Compaction was performed using a mechanical jack and frame system (Figure 12) to ensure consistency across all specimens. During compaction, the mold cap and base plate served as physical stops to maintain uniform specimen height. Upon achieving the desired density, the specimen was extracted using an alternate base plate designed for sample removal.

Each prepared sample was placed into the UC load frame (Figure 13) and subjected to axial loading at a constant strain rate of 25.4 mm/min. The test was continued until a distinct post-peak drop in axial stress was observed, indicating failure. This procedure was repeated for specimens amended with 3%, 6%, 9%, 12%, and 15% biochar by volume.

Figure 14 and Figure 15 illustrate the appearance of representative clay–biochar specimens before and after testing, respectively. Post-test observations indicated that specimens with higher biochar content exhibited increased deformation prior to failure, suggesting enhanced ductility and strain capacity. Table 5 summarizes the peak unconfined compressive strength and corresponding axial strain at failure for each mixture.

Figure 16 and Figure 17 present the trends in unconfined compressive strength and strain at failure, respectively. The results demonstrate a general increase in both strength and ductility with rising biochar content. The peak strength rose from 53.4 kPa (0% biochar) to a 68.4 kPa (15% biochar), while strain at failure increased from 13.7% to 20.1% over the same range. These trends suggest that biochar not only enhances the peak strength of the clay matrix but also improves its capacity to undergo larger deformations before failure.

4. Conclusions

This study systematically evaluated the influence of wood-based biochar on the geotechnical properties of medium plasticity clay through a comprehensive suite of laboratory tests. Biochar was incorporated at volumetric contents ranging from 0% to 15%, and the resulting mixtures were assessed for changes in Atterberg limits, compaction characteristics, compressibility, shear strength, and unconfined compressive behavior.

The following are key findings from the investigation:

• Plasticity Behavior: The addition of biochar led to a consistent increase in the liquid limit and plasticity index, indicating enhanced water retention capacity and altered clay-water interactions.

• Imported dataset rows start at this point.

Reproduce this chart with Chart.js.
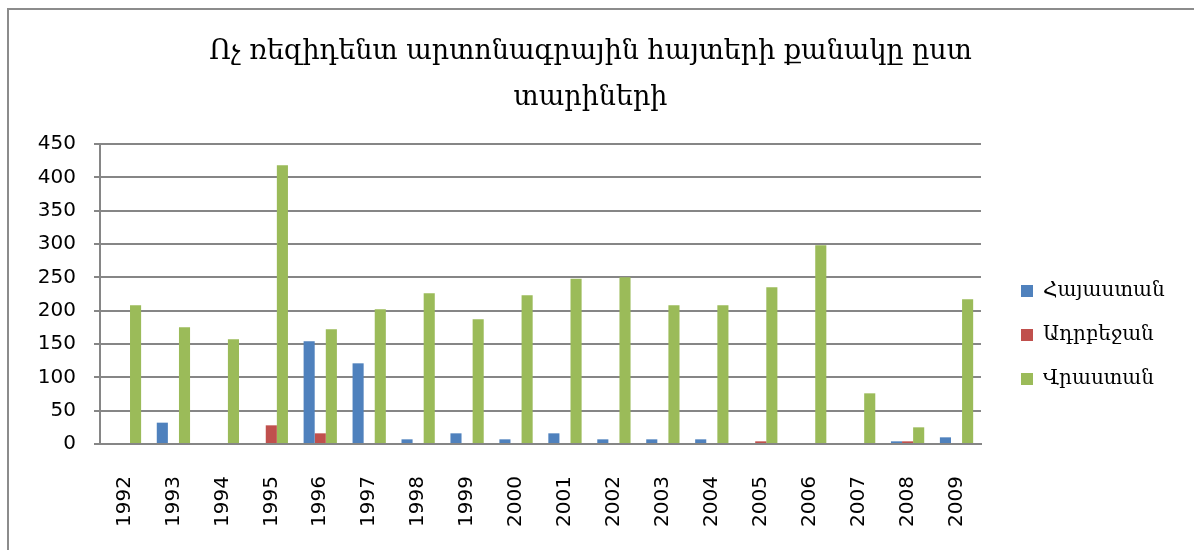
<!DOCTYPE html>
<html>
<head>
<meta charset="utf-8">
<script src="https://cdn.jsdelivr.net/npm/chart.js@4"></script>
<style>
  body { margin: 0; background: #fff; }
  #wrap { position: relative; width: 1194px; height: 550px; }
  #frame { position: absolute; left: 7px; top: 8px; width: 1200px; height: 600px;
           border-left: 2px solid #8c8c8c; border-top: 2px solid #8c8c8c; }
  canvas { position: absolute; left: 0; top: 0; }
</style>
</head>
<body>
<div id="wrap">
  <div id="frame"></div>
  <canvas id="patentChart" width="1194" height="550"></canvas>
</div>
<script>
const years = ["1992", "1993", "1994", "1995", "1996", "1997", "1998", "1999", "2000",
  "2001", "2002", "2003", "2004", "2005", "2006", "2007", "2008", "2009"];
const armenia = [0, 32, 0, 0, 154, 121, 7, 16, 7, 16, 7, 7, 7, 0, 0, 0, 4, 10];
const azerbaijan = [0, 0, 0, 28, 16, 0, 0, 0, 0, 0, 0, 0, 0, 4, 0, 0, 4, 0];
const georgia = [208, 175, 157, 418, 172, 202, 226, 187, 223, 248, 250, 208, 208, 235, 298, 76, 25, 217];
const titleLines = ["Ոչ ռեզիդենտ արտոնագրային հայտերի քանակը ըստ", "տարիների"];

// fixed legend width, and nudge the legend where Excel puts it
const legendPlace = {
  id: "legendPlace",
  beforeInit(chart) {
    const fit = chart.legend.fit;
    chart.legend.fit = function () {
      fit.bind(chart.legend)();
      this.width = 200;
    };
  },
  afterLayout(chart) {
    const lg = chart.legend;
    lg.left += 16;
    lg.right += 16;
    lg.top += 60;
    lg.bottom += 60;
  },
};

const ctx = document.getElementById("patentChart").getContext("2d");
const patentChart = new Chart(ctx, {
  type: "bar",
  data: {
    labels: years,
    datasets: [
      { label: "Հայաստան", data: armenia, backgroundColor: "#4F81BD" },
      { label: "Ադրբեջան", data: azerbaijan, backgroundColor: "#C0504D" },
      { label: "Վրաստան", data: georgia, backgroundColor: "#9BBB59" },
    ],
  },
  options: {
    responsive: false,
    animation: false,
    layout: { padding: { left: 0, right: 13, top: 0, bottom: 0 } },
    datasets: { bar: { categoryPercentage: 0.68, barPercentage: 1.0 } },
    plugins: {
      title: {
        display: true,
        text: titleLines,
        color: "#000",
        font: { family: "'DejaVu Serif', serif", size: 27, weight: "normal", lineHeight: 1.74 },
        padding: { top: 28, bottom: 22 },
      },
      legend: {
        display: true,
        position: "right",
        labels: {
          color: "#000",
          boxWidth: 12,
          boxHeight: 12,
          padding: 24,
          font: { family: "'DejaVu Serif', serif", size: 20 },
        },
      },
      tooltip: { enabled: false },
    },
    scales: {
      x: {
        grid: { display: false, drawTicks: false },
        border: { display: true, color: "#868686", width: 2 },
        ticks: {
          color: "#000",
          minRotation: 90,
          maxRotation: 90,
          padding: 32,
          font: { family: "'DejaVu Sans', sans-serif", size: 20 },
        },
        afterFit(scale) { scale.height = 106; },
      },
      y: {
        min: 0,
        max: 450,
        ticks: {
          stepSize: 50,
          color: "#000",
          padding: 18,
          font: { family: "'DejaVu Sans', sans-serif", size: 20 },
        },
        grid: { color: "#868686", lineWidth: 2, tickLength: 6 },
        border: { display: true, color: "#868686", width: 2 },
        afterFit(scale) { scale.width = 100; },
      },
    },
  },
  plugins: [legendPlace],
});
</script>
</body>
</html>
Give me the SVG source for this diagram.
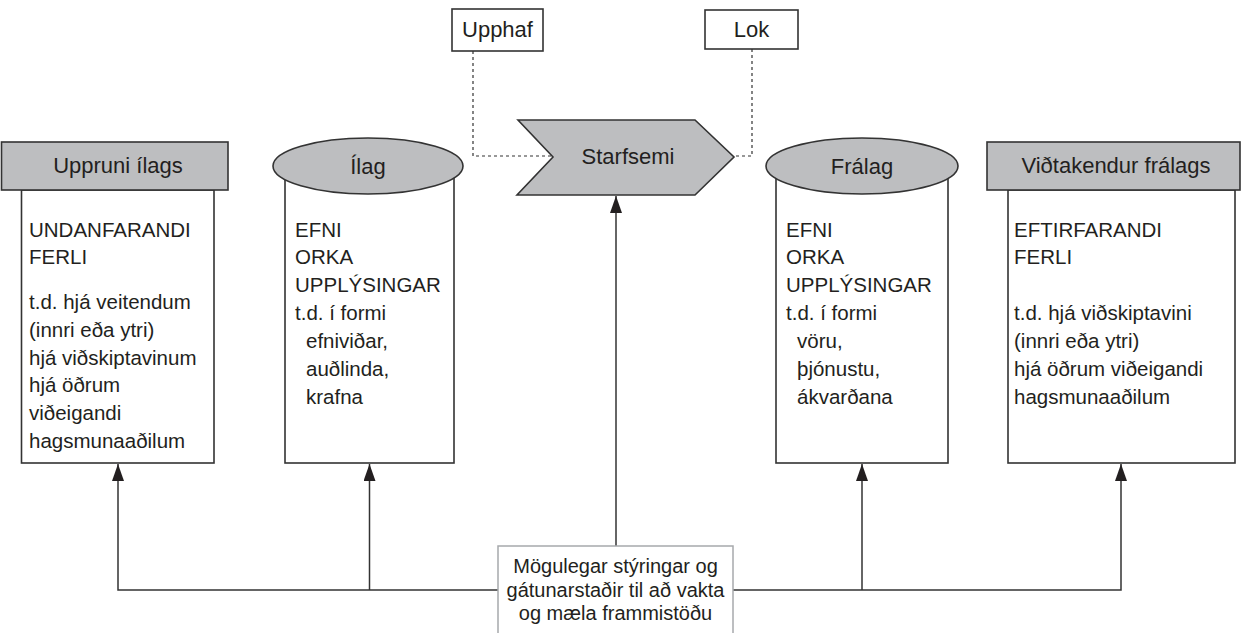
<svg xmlns="http://www.w3.org/2000/svg" width="1242" height="633" viewBox="0 0 1242 633">
<style>
  .t { font-family: "Liberation Sans", Arial, sans-serif; font-size: 20.5px; fill: #231f20; }
  .h { font-family: "Liberation Sans", Arial, sans-serif; font-size: 22px; fill: #231f20; text-anchor: middle; }
  .s { font-family: "Liberation Sans", Arial, sans-serif; font-size: 20px; fill: #231f20; text-anchor: middle; }
  .shape { stroke: #333; stroke-width: 1.6; }
  .grey { fill: #bdbec0; }
  .white { fill: #fff; }
  .line { stroke: #333; stroke-width: 1.5; fill: none; }
  .dash { stroke: #333; stroke-width: 1.2; fill: none; stroke-dasharray: 3 3; }
</style>
<defs>
  <marker id="arr" viewBox="0 0 17 12" refX="17" refY="6" markerWidth="17" markerHeight="12" markerUnits="userSpaceOnUse" orient="auto">
    <path d="M0,0 L17,6 L0,12 z" fill="#231f20"/>
  </marker>
</defs>
<rect width="1242" height="633" fill="#fff"/>

<g id="connectors">
  <path class="dash" d="M473,51 V156 H553"/>
  <path class="dash" d="M752,49 V156 H734"/>
  <path class="line" d="M498,590 H118 V464" marker-end="url(#arr)"/>
  <path class="line" d="M369.5,590 V464" marker-end="url(#arr)"/>
  <path class="line" d="M733,590 H1121 V464" marker-end="url(#arr)"/>
  <path class="line" d="M862,590 V464" marker-end="url(#arr)"/>
  <path class="line" d="M616,546 V196" marker-end="url(#arr)"/>
</g>

<g id="upphaf">
  <rect class="shape white" x="452" y="9" width="91" height="42"/>
  <text class="h" x="497.5" y="37">Upphaf</text>
</g>
<g id="lok">
  <rect class="shape white" x="705" y="10" width="93" height="39"/>
  <text class="h" x="751.5" y="37">Lok</text>
</g>

<g id="starfsemi">
  <polygon class="shape grey" points="518,120 695,120 734,157 695,195 517,195 553,157"/>
  <text class="h" x="628" y="164">Starfsemi</text>
</g>

<g id="uppruni">
  <rect class="shape white" x="21.5" y="190" width="192.5" height="273"/>
  <rect class="shape grey" x="1.5" y="142" width="226.5" height="48"/>
  <text class="h" x="118" y="173">Uppruni ílags</text>
  <text class="t" x="29" y="237">UNDANFARANDI</text>
  <text class="t" x="29" y="264">FERLI</text>
  <text class="t" x="29" y="309">t.d. hjá veitendum</text>
  <text class="t" x="29" y="337">(innri eða ytri)</text>
  <text class="t" x="29" y="365">hjá viðskiptavinum</text>
  <text class="t" x="29" y="392">hjá öðrum</text>
  <text class="t" x="29" y="420">viðeigandi</text>
  <text class="t" x="29" y="448">hagsmunaaðilum</text>
</g>

<g id="ilag">
  <rect class="shape white" x="285" y="166" width="169" height="297"/>
  <ellipse class="shape grey" cx="368" cy="166" rx="95" ry="28"/>
  <text class="h" x="368" y="174">Ílag</text>
  <text class="t" x="295" y="237">EFNI</text>
  <text class="t" x="295" y="264">ORKA</text>
  <text class="t" x="295" y="292">UPPLÝSINGAR</text>
  <text class="t" x="295" y="320">t.d. í formi</text>
  <text class="t" x="306" y="348">efniviðar,</text>
  <text class="t" x="306" y="376">auðlinda,</text>
  <text class="t" x="306" y="404">krafna</text>
</g>

<g id="fralag">
  <rect class="shape white" x="776" y="166" width="172" height="297"/>
  <ellipse class="shape grey" cx="862" cy="166" rx="96" ry="28"/>
  <text class="h" x="862" y="174">Frálag</text>
  <text class="t" x="786" y="237">EFNI</text>
  <text class="t" x="786" y="264">ORKA</text>
  <text class="t" x="786" y="292">UPPLÝSINGAR</text>
  <text class="t" x="786" y="320">t.d. í formi</text>
  <text class="t" x="797" y="348">vöru,</text>
  <text class="t" x="797" y="376">þjónustu,</text>
  <text class="t" x="797" y="404">ákvarðana</text>
</g>

<g id="vidtakendur">
  <rect class="shape white" x="1008" y="190" width="227" height="273"/>
  <rect class="shape grey" x="987" y="142" width="253" height="48"/>
  <text class="h" x="1116" y="173">Viðtakendur frálags</text>
  <text class="t" x="1014" y="237">EFTIRFARANDI</text>
  <text class="t" x="1014" y="264">FERLI</text>
  <text class="t" x="1014" y="320">t.d. hjá viðskiptavini</text>
  <text class="t" x="1014" y="348">(innri eða ytri)</text>
  <text class="t" x="1014" y="376">hjá öðrum viðeigandi</text>
  <text class="t" x="1014" y="404">hagsmunaaðilum</text>
</g>

<g id="styringar">
  <rect x="498" y="546" width="235" height="100" fill="#fff" stroke="#a7a9ac" stroke-width="1.5"/>
  <text class="s" x="615.5" y="573">Mögulegar stýringar og</text>
  <text class="s" x="615.5" y="597">gátunarstaðir til að vakta</text>
  <text class="s" x="615.5" y="620">og mæla frammistöðu</text>
</g>
</svg>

These changes are attributed to the porous microstructure and high surface area of biochar.
• Compaction Characteristics: Increasing biochar content resulted in a reduction in maximum dry unit weight and an increase in optimum moisture content. This trend is consistent with the low specific gravity and high-water absorption capacity of biochar, which influences the compaction response of the soil.
• Compressibility: Consolidation tests demonstrated increased compressibility and final void ratio with higher biochar content. This is likely due to the incorporation of porous biochar particles, which introduce additional voids and facilitate water retention within the soil matrix.
• Shear Strength Parameters: Direct shear testing revealed overall improvements in shear strength with biochar amendment. Both cohesion and internal friction angle increased with biochar content, suggesting that biochar enhances interparticle bonding and resistance to shear deformation under drained conditions.
• Unconfined Compressive Strength: UC tests indicated a general increase in both peak compressive strength and strain at failure with increasing biochar content. The results suggest that biochar not only improves strength but also imparts greater ductility, allowing the clay matrix to undergo larger deformations before failure.

Collectively, the findings support the feasibility of using wood-based biochar as a sustainable and effective soil amendment for enhancing the engineering performance of clayey soils. The improvements in strength, ductility, and compressibility observed in this study highlight biochar’s potential as a low-cost, environmentally friendly alternative to conventional soil stabilizers. Future work should explore the long-term behavior of biochar-amended soils under field conditions and evaluate the effects of different biochar feedstocks and production parameters on geotechnical performance.